DATA PROVIDED:
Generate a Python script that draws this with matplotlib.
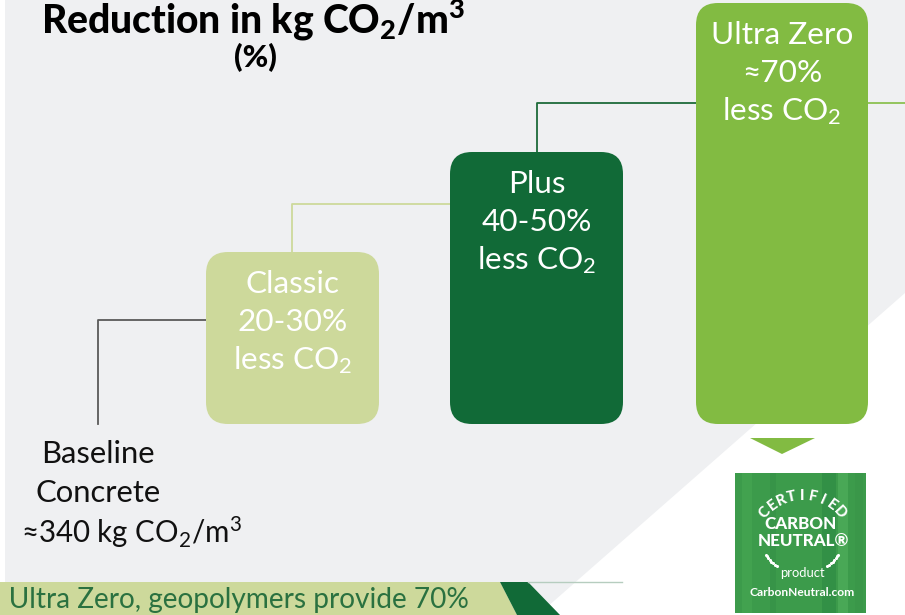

...

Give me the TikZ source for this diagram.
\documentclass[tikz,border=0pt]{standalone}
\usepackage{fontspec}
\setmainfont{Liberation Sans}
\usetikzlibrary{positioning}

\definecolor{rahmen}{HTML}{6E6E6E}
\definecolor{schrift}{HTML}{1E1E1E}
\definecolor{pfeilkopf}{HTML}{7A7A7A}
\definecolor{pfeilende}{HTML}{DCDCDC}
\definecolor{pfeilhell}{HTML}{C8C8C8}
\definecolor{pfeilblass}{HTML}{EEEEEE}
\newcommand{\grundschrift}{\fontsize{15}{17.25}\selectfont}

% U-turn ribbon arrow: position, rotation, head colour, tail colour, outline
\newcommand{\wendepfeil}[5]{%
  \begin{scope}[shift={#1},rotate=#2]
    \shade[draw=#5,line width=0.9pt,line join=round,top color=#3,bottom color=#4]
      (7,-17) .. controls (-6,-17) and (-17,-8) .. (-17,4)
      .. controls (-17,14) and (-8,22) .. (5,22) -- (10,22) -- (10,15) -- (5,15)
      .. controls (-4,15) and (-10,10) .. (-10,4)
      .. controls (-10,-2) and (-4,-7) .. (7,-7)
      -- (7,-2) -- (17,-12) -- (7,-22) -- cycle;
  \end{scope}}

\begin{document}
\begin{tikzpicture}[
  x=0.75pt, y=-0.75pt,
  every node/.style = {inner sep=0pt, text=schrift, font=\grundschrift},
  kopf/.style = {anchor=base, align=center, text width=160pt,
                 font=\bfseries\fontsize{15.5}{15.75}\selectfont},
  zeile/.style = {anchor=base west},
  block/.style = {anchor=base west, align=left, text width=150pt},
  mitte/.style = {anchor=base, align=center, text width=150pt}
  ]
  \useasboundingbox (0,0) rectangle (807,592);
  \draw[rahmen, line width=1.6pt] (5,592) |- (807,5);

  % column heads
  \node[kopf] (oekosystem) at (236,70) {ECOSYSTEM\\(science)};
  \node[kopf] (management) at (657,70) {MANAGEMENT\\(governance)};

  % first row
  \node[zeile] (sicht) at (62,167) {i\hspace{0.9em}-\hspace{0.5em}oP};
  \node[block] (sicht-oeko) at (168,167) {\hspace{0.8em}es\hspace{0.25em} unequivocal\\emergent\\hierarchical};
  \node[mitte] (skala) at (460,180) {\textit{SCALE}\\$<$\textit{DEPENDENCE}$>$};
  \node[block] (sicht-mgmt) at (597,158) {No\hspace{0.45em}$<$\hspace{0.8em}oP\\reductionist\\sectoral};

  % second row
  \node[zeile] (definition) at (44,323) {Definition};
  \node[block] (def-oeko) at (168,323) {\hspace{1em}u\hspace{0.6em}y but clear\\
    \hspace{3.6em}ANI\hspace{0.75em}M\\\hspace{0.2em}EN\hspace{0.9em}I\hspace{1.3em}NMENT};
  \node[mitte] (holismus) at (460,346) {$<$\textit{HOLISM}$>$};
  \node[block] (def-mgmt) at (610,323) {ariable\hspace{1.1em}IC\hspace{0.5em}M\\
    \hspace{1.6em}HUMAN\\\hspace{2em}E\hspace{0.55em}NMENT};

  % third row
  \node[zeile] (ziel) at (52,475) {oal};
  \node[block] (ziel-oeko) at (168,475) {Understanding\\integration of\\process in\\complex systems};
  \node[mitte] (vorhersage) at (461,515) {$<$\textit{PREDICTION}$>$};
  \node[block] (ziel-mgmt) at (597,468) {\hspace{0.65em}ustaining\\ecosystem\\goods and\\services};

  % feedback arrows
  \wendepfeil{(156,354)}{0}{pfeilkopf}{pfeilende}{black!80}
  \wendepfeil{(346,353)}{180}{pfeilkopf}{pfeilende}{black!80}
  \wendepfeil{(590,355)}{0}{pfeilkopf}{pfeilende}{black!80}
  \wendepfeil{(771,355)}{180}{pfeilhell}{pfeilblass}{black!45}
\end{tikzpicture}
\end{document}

* * *

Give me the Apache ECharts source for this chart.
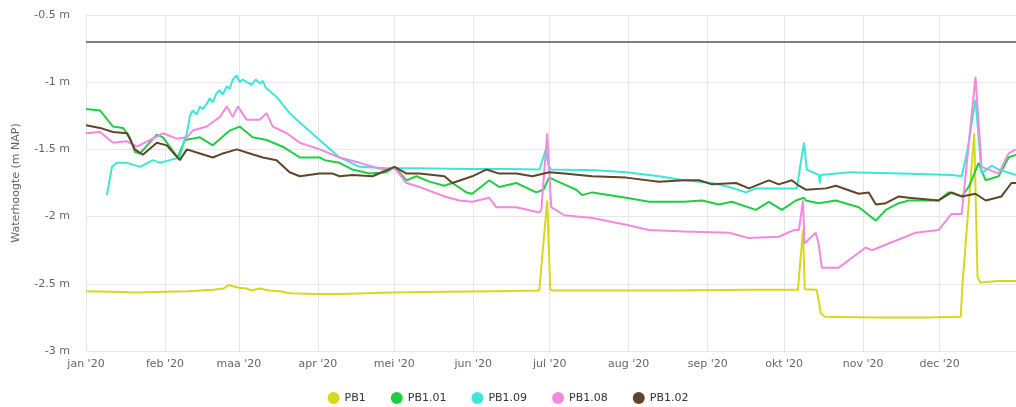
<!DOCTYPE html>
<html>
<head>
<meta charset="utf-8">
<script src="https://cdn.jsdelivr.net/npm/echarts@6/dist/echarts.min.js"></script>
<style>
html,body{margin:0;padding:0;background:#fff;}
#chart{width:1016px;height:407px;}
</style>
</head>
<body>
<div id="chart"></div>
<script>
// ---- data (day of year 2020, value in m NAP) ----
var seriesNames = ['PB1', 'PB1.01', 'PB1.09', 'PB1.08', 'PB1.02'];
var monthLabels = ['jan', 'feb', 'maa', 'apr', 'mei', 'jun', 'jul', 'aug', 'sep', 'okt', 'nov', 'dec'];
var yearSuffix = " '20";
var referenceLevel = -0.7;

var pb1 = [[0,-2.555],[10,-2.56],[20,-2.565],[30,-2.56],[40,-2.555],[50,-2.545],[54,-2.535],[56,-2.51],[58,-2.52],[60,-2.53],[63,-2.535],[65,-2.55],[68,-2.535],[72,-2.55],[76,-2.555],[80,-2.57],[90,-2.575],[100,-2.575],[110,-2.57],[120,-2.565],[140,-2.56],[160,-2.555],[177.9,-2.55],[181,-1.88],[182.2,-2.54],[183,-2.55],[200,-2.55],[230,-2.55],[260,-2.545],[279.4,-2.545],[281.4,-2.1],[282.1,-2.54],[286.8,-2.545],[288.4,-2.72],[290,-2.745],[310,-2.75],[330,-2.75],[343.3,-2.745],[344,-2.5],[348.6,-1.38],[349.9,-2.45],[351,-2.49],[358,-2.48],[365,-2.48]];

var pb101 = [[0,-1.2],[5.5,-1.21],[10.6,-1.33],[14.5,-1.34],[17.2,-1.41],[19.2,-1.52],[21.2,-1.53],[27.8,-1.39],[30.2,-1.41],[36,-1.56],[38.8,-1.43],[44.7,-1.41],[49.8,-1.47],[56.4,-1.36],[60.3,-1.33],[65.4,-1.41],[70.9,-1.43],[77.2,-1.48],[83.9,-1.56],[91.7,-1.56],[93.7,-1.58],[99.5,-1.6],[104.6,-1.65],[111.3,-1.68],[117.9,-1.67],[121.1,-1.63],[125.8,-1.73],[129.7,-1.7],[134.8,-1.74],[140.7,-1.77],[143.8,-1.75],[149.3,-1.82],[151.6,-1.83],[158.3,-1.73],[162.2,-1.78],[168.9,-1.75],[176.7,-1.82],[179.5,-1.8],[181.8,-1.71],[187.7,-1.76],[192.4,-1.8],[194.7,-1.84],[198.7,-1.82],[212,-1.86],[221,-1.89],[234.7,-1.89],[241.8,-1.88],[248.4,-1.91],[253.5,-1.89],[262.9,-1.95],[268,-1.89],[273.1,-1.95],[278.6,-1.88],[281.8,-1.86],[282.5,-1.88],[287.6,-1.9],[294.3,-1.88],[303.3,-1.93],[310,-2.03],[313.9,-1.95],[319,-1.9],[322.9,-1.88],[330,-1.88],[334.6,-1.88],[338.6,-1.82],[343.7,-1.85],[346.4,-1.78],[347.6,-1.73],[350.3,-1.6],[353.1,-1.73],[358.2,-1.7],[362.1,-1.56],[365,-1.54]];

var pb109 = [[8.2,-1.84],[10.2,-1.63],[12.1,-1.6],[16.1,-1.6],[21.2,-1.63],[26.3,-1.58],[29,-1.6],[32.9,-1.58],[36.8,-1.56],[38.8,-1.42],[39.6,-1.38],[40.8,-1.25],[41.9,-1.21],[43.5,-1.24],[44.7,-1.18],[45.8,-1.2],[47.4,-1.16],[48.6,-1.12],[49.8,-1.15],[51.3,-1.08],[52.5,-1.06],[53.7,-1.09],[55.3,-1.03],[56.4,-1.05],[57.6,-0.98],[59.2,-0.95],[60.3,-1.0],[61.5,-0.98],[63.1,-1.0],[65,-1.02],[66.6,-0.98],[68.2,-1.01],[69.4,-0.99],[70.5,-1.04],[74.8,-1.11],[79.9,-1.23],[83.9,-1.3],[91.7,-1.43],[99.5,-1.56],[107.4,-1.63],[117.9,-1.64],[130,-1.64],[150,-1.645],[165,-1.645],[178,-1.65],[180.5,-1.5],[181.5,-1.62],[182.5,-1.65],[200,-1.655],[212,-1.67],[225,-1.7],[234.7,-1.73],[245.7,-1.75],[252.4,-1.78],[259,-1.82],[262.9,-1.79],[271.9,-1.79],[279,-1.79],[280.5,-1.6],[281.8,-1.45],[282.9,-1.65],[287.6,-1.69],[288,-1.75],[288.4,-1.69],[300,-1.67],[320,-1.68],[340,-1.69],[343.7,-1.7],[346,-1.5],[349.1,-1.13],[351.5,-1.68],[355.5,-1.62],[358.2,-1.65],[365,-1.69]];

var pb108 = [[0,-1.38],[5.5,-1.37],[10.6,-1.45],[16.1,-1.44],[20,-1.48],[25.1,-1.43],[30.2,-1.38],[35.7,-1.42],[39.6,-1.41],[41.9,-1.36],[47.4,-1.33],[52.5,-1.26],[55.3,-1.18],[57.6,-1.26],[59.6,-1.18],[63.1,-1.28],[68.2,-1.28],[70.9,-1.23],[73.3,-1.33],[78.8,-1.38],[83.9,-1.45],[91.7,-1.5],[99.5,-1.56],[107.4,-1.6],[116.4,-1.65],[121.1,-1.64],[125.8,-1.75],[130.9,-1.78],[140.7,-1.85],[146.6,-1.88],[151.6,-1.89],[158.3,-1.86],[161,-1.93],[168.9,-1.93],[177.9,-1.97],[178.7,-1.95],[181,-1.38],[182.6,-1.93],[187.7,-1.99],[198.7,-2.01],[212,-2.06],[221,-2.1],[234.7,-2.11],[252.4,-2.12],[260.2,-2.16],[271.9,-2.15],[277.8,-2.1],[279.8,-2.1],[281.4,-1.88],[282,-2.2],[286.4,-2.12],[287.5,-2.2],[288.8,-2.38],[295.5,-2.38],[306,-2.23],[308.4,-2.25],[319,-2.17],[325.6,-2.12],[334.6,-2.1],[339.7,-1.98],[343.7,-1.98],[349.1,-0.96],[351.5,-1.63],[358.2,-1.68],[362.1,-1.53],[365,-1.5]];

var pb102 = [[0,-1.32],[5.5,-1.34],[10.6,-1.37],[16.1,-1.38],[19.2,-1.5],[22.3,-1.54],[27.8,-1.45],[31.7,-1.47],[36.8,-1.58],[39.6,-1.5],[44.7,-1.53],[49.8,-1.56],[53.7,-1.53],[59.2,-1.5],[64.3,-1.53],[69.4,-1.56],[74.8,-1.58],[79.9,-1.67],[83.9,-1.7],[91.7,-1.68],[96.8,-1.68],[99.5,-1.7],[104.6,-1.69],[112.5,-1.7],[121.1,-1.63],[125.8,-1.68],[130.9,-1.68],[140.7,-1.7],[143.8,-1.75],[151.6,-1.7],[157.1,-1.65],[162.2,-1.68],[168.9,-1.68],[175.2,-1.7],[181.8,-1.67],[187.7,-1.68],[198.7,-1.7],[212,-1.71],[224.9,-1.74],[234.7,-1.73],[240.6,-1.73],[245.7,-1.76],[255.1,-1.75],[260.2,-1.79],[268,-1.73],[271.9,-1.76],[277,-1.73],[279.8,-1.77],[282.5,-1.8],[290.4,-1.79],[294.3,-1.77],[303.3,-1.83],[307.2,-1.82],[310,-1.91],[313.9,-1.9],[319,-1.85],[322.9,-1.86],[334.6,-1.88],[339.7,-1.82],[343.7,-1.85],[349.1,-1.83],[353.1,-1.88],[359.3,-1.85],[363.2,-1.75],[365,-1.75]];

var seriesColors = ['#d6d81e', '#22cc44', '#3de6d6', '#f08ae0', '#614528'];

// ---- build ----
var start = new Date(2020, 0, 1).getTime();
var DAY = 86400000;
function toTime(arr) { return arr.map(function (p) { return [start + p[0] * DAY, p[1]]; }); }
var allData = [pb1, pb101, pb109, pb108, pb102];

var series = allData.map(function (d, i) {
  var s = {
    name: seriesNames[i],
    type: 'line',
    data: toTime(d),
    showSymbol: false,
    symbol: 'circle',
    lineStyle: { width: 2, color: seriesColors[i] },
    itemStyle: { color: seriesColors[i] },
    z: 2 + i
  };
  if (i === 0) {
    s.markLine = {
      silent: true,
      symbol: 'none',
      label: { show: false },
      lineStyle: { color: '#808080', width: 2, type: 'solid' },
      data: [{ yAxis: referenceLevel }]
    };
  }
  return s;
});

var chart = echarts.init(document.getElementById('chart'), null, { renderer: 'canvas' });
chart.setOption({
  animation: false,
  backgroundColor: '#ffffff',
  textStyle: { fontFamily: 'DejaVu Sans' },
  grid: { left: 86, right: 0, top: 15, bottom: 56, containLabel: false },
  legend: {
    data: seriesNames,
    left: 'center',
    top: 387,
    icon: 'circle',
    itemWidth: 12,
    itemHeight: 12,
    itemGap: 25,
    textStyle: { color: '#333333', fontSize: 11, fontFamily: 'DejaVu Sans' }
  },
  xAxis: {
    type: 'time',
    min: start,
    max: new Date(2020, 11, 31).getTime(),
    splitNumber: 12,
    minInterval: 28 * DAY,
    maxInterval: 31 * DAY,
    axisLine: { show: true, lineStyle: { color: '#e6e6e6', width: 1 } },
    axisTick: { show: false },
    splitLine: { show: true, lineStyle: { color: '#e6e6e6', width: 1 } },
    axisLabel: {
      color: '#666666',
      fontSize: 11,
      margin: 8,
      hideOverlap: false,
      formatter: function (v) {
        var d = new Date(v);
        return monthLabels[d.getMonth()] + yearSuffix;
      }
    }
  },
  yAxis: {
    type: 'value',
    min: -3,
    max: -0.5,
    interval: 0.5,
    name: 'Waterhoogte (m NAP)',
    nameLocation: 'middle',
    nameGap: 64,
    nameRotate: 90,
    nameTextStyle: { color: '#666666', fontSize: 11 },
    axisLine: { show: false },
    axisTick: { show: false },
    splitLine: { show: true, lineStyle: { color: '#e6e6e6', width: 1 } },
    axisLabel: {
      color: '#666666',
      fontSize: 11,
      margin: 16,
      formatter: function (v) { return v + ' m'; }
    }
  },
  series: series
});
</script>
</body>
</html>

WORK TO COMPLETE: Check each line of the material above for "Give" and say how many lines contain it, giving the number alone.

TASK SOLUTION: 2